No wonder that throughout the decades many concurrency-related patterns emerged to abstract away the complexity and snip the possibilities of errors. Some have arisen as a straightforward consequence of the properties of an application area, like event loops and dispatchers in window managers, GUI toolkits and browsers; where others succeeded in creating more general approaches applicable to a wide array of use cases, like Erlang’s actor system.

For example, in my experience after a brief learning period, most developers are able to write highly concurrent, good quality code in Node.js, which is also free from race conditions. Although nothing is stopping us to create data races, this is far less frequently happening than in programming languages or platforms that expose threads, locks and shared memory as their main concurrency abstraction. I think it’s mainly due to the more functional style of creating a data flow (e.g. promises) instead of imperatively synchronizing (e.g. with locks) concurrent computations.

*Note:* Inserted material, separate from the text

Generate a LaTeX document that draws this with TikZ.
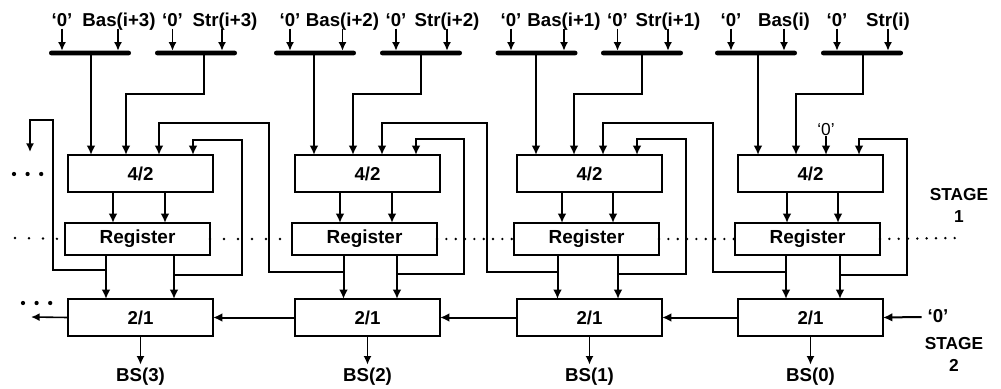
\documentclass[tikz,border=0pt]{standalone}
\usepackage{fontspec}
\setmainfont{Liberation Sans}
\usepackage{xcolor}
\usepackage{tikz}
\usetikzlibrary{arrows.meta,positioning}

\begin{document}
\begin{tikzpicture}[
    x=0.75pt, y=-0.75pt,
    opbox/.style={draw, line width=1.6pt, outer sep=0pt, inner sep=0pt, minimum width=108.75pt, minimum height=27.75pt, font=\fontsize{14}{16}\selectfont\bfseries},
    regbox/.style={opbox, minimum height=24pt, font=\fontsize{14.2}{18}\selectfont\bfseries},
    busbar/.style={fill=black, rounded corners=1.6pt, outer sep=0pt, inner sep=0pt, minimum width=61.5pt, minimum height=3.4pt},
    lbl/.style={inner sep=0pt, outer sep=0pt, text height=9.75pt, text depth=1.5pt, font=\fontsize{14}{16}\selectfont\bfseries},
    bslbl/.style={lbl, text height=12.5pt},
    stagelbl/.style={inner sep=0pt, align=center, font=\fontsize{13}{16.5}\selectfont\bfseries},
    ln/.style={line width=1.5pt},
    ar/.style={ln, -{Latex[length=7pt,width=6.5pt]}},
    thn/.style={line width=1.2pt, -{Latex[length=6.5pt,width=6pt]}},
    dotline/.style={line width=2pt, line cap=round, dash pattern=on 0pt off 7pt},
    dotwide/.style={line width=2pt, line cap=round, dash pattern=on 0pt off 10.5pt},
    bigdots/.style={line width=3.2pt, line cap=round, dash pattern=on 0pt off 10.2pt}
  ]
    \useasboundingbox (0,0) rectangle (1001,389);

    % 4/2 adders, registers and 2/1 adders
    \node[opbox] (add3) at (140.5,173.5) {4/2};
    \node[opbox, right=61.5pt of add3] (add2) {4/2};
    \node[opbox, right=57.75pt of add2] (add1) {4/2};
    \node[opbox, right=57pt of add1] (add0) {4/2};
    \node[regbox, below=23.25pt of add3, xshift=-2.25pt] (reg3) {Register};
    \node[regbox, below=23.25pt of add2, xshift=-2.25pt] (reg2) {Register};
    \node[regbox, below=23.25pt of add1, xshift=-2.25pt] (reg1) {Register};
    \node[regbox, below=23.25pt of add0, xshift=-2.25pt] (reg0) {Register};
    \node[opbox, below=33pt of reg3, xshift=2.25pt] (mux3) {2/1};
    \node[opbox, below=33pt of reg2, xshift=2.25pt] (mux2) {2/1};
    \node[opbox, below=33pt of reg1, xshift=2.25pt] (mux1) {2/1};
    \node[opbox, below=33pt of reg0, xshift=2.25pt] (mux0) {2/1};

    % input buses
    \node[busbar] (bus3a) at (90,53) {};
    \node[busbar] (bus3b) at (196,53) {};
    \node[busbar] (bus2a) at (315,53) {};
    \node[busbar] (bus2b) at (421,53) {};
    \node[busbar] (bus1a) at (536.5,53) {};
    \node[busbar] (bus1b) at (642,53) {};
    \node[busbar] (bus0a) at (756,53) {};
    \node[busbar] (bus0b) at (862,53) {};

    % input labels
    \node[lbl] (z3a) at (62,21) {‘0’};
    \node[lbl] (bas3) at (119,21) {Bas(i+3)};
    \node[lbl] (z3b) at (172.5,21) {‘0’};
    \node[lbl] (str3) at (225,21) {Str(i+3)};
    \node[lbl] (z2a) at (290,21) {‘0’};
    \node[lbl] (bas2) at (342.5,21) {Bas(i+2)};
    \node[lbl] (z2b) at (396,21) {‘0’};
    \node[lbl] (str2) at (447,21) {Str(i+2)};
    \node[lbl] (z1a) at (511,21) {‘0’};
    \node[lbl] (bas1) at (564,21) {Bas(i+1)};
    \node[lbl] (z1b) at (617.5,21) {‘0’};
    \node[lbl] (str1) at (668,21) {Str(i+1)};
    \node[lbl] (z0a) at (731,21) {‘0’};
    \node[lbl] (bas0) at (784,21) {Bas(i)};
    \node[lbl] (z0b) at (837,21) {‘0’};
    \node[lbl] (str0) at (888,21) {Str(i)};

    % outputs and side labels
    \node[bslbl, below=21.5pt of mux3] (bs3) {BS(3)};
    \node[bslbl, below=21.5pt of mux2] (bs2) {BS(2)};
    \node[bslbl, below=21.5pt of mux1] (bs1) {BS(1)};
    \node[bslbl, below=21.5pt of mux0] (bs0) {BS(0)};
    \node[lbl] (zin) at (938,317) {‘0’};
    \node[inner sep=0pt, font=\fontsize{13}{16}\selectfont] (zmid) at (826,130) {‘0’};
    \node[stagelbl] (stage1) at (959,205) {STAGE\\1};
    \node[stagelbl] (stage2) at (954,354) {STAGE\\2};

    % free ends
    \coordinate (carryout) at (31,317);
    \coordinate (dotsl) at (15,238);
    \coordinate (dotsr) at (958,238);
    \coordinate (dotsa) at (14,174);
    \coordinate (dotsb) at (42,174);
    \coordinate (dotsc) at (23,303);
    \coordinate (dotsd) at (51,303);

    % stage line
    \draw[dotwide] (dotsl) -- (reg3.west);
    \draw[dotwide] (reg3.east) -- (reg2.west);
    \draw[dotline] (reg2.east) -- (reg1.west);
    \draw[dotline] (reg1.east) -- (reg0.west);
    \draw[dotline] (reg0.east) -- (dotsr);
    \draw[bigdots] (dotsa) -- (dotsb);
    \draw[bigdots] (dotsc) -- (dotsd);

    % bus inputs
    \draw[thn] (z3a.south) -- (z3a |- bus3a.north);
    \draw[thn] (118,0 |- bas3.south) -- (118,0 |- bus3a.north);
    \draw[thn] (z3b.south) -- (z3b |- bus3b.north);
    \draw[thn] (222,0 |- str3.south) -- (222,0 |- bus3b.north);
    \draw[thn] (z2a.south) -- (z2a |- bus2a.north);
    \draw[thn] (bas2.south) -- (bas2 |- bus2a.north);
    \draw[thn] (z2b.south) -- (z2b |- bus2b.north);
    \draw[thn] (str2.south) -- (str2 |- bus2b.north);
    \draw[thn] (z1a.south) -- (z1a |- bus1a.north);
    \draw[thn] (bas1.south) -- (bas1 |- bus1a.north);
    \draw[thn] (z1b.south) -- (z1b |- bus1b.north);
    \draw[thn] (str1.south) -- (str1 |- bus1b.north);
    \draw[thn] (z0a.south) -- (z0a |- bus0a.north);
    \draw[thn] (bas0.south) -- (bas0 |- bus0a.north);
    \draw[thn] (z0b.south) -- (z0b |- bus0b.north);
    \draw[thn] (str0.south) -- (str0 |- bus0b.north);

    % buses to adders
    \draw[ar] (91,0 |- bus3a.south) -- (91,0 |- add3.north);
    \draw[ar] (204,0 |- bus3b.south) |- (126,94) -- (126,0 |- add3.north);
    \draw[ar] (314,0 |- bus2a.south) -- (314,0 |- add2.north);
    \draw[ar] (421,0 |- bus2b.south) |- (353,94) -- (353,0 |- add2.north);
    \draw[ar] (536,0 |- bus1a.south) -- (536,0 |- add1.north);
    \draw[ar] (642,0 |- bus1b.south) |- (574,94) -- (574,0 |- add1.north);
    \draw[ar] (758,0 |- bus0a.south) -- (758,0 |- add0.north);
    \draw[ar] (863,0 |- bus0b.south) |- (796,94) -- (796,0 |- add0.north);
    \draw[ar] (zmid.south) -- (zmid |- add0.north);

    % adders to registers
    \draw[ar] (113,0 |- add3.south) -- (113,0 |- reg3.north);
    \draw[ar] (165,0 |- add3.south) -- (165,0 |- reg3.north);
    \draw[ar] (340,0 |- add2.south) -- (340,0 |- reg2.north);
    \draw[ar] (392,0 |- add2.south) -- (392,0 |- reg2.north);
    \draw[ar] (562,0 |- add1.south) -- (562,0 |- reg1.north);
    \draw[ar] (613,0 |- add1.south) -- (613,0 |- reg1.north);
    \draw[ar] (787,0 |- add0.south) -- (787,0 |- reg0.north);
    \draw[ar] (838,0 |- add0.south) -- (838,0 |- reg0.north);

    % registers to 2/1 adders
    \draw[ar] (106,0 |- reg3.south) -- (106,0 |- mux3.north);
    \draw[ar] (174,0 |- reg3.south) -- (174,0 |- mux3.north);
    \draw[ar] (343.5,0 |- reg2.south) -- (343.5,0 |- mux2.north);
    \draw[ar] (397,0 |- reg2.south) -- (397,0 |- mux2.north);
    \draw[ar] (557.5,0 |- reg1.south) -- (557.5,0 |- mux1.north);
    \draw[ar] (618,0 |- reg1.south) -- (618,0 |- mux1.north);
    \draw[ar] (786,0 |- reg0.south) -- (786,0 |- mux0.north);
    \draw[ar] (840,0 |- reg0.south) -- (840,0 |- mux0.north);

    % feedback
    \draw[thn] (106,270) -| (53,120) -| (30,152);
    \draw[ar] (174,275) -| (242,140) -| (193,0 |- add3.north);
    \draw[ar] (343.5,272) -| (269,123) -| (159,0 |- add3.north);
    \draw[ar] (397,274) -| (464,139) -| (416,0 |- add2.north);
    \draw[ar] (557.5,272) -| (487,123) -| (382,0 |- add2.north);
    \draw[ar] (618,274) -| (686,139) -| (637,0 |- add1.north);
    \draw[ar] (786,272) -| (713,123) -| (603,0 |- add1.north);
    \draw[ar] (840,275) -| (907,139) -| (859,0 |- add0.north);

    % carry chain and outputs
    \draw[thn] (mux3.west) -- (carryout);
    \draw[ar] (mux2.west) -- (mux3.east);
    \draw[ar] (mux1.west) -- (mux2.east);
    \draw[ar] (mux0.west) -- (mux1.east);
    \draw[ar] ([xshift=-4.5pt]zin.west) -- (mux0.east);
    \draw[thn] (mux3.south) -- (bs3.north);
    \draw[thn] (mux2.south) -- (bs2.north);
    \draw[thn] (mux1.south) -- (bs1.north);
    \draw[thn] (mux0.south) -- (bs0.north);
  \end{tikzpicture}
\end{document}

However to reason about the “whats and whys”, it is best to start from the ground up, which I think is the OS level. It’s the OS that does the hard work of sheduling our applications and interleaving it with I/O, so it is essential that we understand the principles. Then we discuss concurrency primitives and patterns and finally arrive at frameworks.

Let the journey begin!

Intro
Processes and threads
CPU vs. I/O
I/O flavors: Blocking vs. non-blocking, sync vs. async
TCP server example

Intro

Before diving into the OS level details, let’s take a second clarifying what is concurrency exactly. What’s the difference between concurrency and parallelism?

Concurrency is much broader, general problem than parallelism. If you have tasks having inputs and outputs, and you want to schedule them so that they produce correct results, you are solving a concurrency problem.

Take a look at this diagram:

Tasks with dependencies

It shows a data flow with input and output dependencies. Here tasks 2, 3, 4 can run concurrently after 1. There is no specific other between them, so we have multiple alternatives for running it sequentially. Showing only two of them:

12345

13245

Alternatively these tasks can run in parallel, e.g. on another processor core, another processor, or a completely separate computer. On these diagrams, thread actually means a computation carried out on dedicated processor core, not an OS thread, as they are not necessarily parallel. How else could you run a multithreaded webserver with dedicated threads for hundreds of connections?

13245

It’s not rocket science, but what I wanted to show on these diagrams is that running concurrent tasks in parallel can reduce the overall computation time. The results will remain correct as long as the partial order shown on the above data flow graph is correct. However running if we only have one thread, the different orders are apparently equivalent, at least regarding the overall time.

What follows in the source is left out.